• **TASK DESCRIPTION**
Omit the pictures and print exactly the lines of the listing below, starting at the first and ending at the line containing "const toRows = (t: number[], v: number[])".
** begin **
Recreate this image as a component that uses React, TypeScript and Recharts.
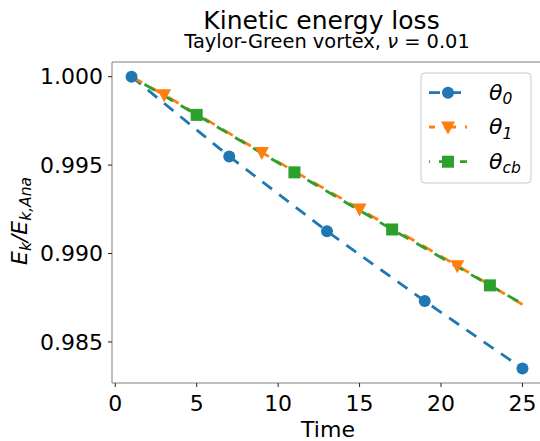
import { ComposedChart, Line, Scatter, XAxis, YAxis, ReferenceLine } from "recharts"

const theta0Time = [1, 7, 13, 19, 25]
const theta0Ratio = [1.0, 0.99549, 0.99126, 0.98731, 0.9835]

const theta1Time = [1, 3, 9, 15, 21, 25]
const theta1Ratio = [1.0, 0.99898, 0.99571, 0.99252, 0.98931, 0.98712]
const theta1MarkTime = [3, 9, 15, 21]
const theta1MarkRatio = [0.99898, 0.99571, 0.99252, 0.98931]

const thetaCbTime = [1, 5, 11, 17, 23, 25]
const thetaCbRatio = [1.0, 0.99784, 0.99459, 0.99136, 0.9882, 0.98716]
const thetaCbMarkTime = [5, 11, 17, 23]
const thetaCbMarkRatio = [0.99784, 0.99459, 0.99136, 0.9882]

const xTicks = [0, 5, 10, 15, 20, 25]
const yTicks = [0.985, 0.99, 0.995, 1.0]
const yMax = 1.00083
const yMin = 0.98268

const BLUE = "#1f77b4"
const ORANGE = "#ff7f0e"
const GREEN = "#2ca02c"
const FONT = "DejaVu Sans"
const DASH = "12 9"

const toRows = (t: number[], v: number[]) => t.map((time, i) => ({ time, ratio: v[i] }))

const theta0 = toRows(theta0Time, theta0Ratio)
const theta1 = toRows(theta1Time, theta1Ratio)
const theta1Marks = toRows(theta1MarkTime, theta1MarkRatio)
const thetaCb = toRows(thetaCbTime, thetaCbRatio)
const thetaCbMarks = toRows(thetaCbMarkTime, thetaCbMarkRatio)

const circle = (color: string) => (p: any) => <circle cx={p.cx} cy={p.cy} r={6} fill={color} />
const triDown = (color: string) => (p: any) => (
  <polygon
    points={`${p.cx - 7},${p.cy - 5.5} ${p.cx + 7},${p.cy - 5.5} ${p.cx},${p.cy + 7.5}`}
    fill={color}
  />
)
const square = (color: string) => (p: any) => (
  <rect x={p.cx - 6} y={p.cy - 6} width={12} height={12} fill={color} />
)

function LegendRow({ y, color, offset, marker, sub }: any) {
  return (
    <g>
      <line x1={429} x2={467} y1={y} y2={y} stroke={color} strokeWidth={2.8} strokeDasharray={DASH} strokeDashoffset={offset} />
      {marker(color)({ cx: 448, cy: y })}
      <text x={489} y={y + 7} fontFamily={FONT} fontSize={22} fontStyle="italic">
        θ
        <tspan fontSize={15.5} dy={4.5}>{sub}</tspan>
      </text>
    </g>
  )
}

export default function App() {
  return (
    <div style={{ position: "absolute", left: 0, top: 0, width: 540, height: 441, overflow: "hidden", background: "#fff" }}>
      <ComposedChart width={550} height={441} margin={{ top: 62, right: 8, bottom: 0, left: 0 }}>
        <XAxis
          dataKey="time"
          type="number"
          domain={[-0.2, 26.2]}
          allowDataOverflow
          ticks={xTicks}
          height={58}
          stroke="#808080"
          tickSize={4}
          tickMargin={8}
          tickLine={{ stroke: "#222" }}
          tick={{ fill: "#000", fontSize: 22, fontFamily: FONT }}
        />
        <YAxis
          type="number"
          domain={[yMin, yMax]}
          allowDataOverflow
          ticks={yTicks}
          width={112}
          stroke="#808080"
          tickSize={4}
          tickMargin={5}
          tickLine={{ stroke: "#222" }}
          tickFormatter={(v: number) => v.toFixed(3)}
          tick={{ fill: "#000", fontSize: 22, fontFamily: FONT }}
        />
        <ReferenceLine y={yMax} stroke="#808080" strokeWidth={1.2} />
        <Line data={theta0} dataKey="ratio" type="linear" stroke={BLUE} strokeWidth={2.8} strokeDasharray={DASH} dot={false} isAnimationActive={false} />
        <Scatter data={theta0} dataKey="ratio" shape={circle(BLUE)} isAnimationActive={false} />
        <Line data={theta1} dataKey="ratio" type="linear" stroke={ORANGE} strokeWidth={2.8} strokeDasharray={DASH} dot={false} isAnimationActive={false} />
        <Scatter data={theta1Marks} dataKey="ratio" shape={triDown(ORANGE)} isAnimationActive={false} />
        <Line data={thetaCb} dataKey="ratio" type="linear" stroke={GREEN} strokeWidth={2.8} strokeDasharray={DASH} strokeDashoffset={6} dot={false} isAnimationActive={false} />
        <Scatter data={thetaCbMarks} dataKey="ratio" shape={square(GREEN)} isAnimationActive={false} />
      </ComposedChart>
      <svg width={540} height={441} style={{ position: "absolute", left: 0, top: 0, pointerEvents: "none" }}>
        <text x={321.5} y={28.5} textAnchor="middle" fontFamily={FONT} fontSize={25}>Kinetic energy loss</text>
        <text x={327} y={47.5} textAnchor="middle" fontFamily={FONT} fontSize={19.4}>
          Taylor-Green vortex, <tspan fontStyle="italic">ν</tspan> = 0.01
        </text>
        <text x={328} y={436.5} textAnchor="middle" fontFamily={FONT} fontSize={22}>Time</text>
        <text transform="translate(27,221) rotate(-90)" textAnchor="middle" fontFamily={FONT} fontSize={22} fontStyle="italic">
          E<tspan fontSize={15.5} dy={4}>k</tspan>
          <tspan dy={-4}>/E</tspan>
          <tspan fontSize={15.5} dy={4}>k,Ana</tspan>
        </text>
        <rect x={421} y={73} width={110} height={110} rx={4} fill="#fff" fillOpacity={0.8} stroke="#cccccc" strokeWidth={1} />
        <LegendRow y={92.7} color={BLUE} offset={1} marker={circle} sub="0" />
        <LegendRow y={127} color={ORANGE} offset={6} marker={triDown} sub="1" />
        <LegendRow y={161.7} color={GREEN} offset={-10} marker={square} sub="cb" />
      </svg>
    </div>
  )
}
** end **
• **SOLUTION TO THE EXERCISE**
Recreate this image as a component that uses React, TypeScript and Recharts.
import { ComposedChart, Line, Scatter, XAxis, YAxis, ReferenceLine } from "recharts"

const theta0Time = [1, 7, 13, 19, 25]
const theta0Ratio = [1.0, 0.99549, 0.99126, 0.98731, 0.9835]

const theta1Time = [1, 3, 9, 15, 21, 25]
const theta1Ratio = [1.0, 0.99898, 0.99571, 0.99252, 0.98931, 0.98712]
const theta1MarkTime = [3, 9, 15, 21]
const theta1MarkRatio = [0.99898, 0.99571, 0.99252, 0.98931]

const thetaCbTime = [1, 5, 11, 17, 23, 25]
const thetaCbRatio = [1.0, 0.99784, 0.99459, 0.99136, 0.9882, 0.98716]
const thetaCbMarkTime = [5, 11, 17, 23]
const thetaCbMarkRatio = [0.99784, 0.99459, 0.99136, 0.9882]

const xTicks = [0, 5, 10, 15, 20, 25]
const yTicks = [0.985, 0.99, 0.995, 1.0]
const yMax = 1.00083
const yMin = 0.98268

const BLUE = "#1f77b4"
const ORANGE = "#ff7f0e"
const GREEN = "#2ca02c"
const FONT = "DejaVu Sans"
const DASH = "12 9"

const toRows = (t: number[], v: number[]) => t.map((time, i) => ({ time, ratio: v[i] }))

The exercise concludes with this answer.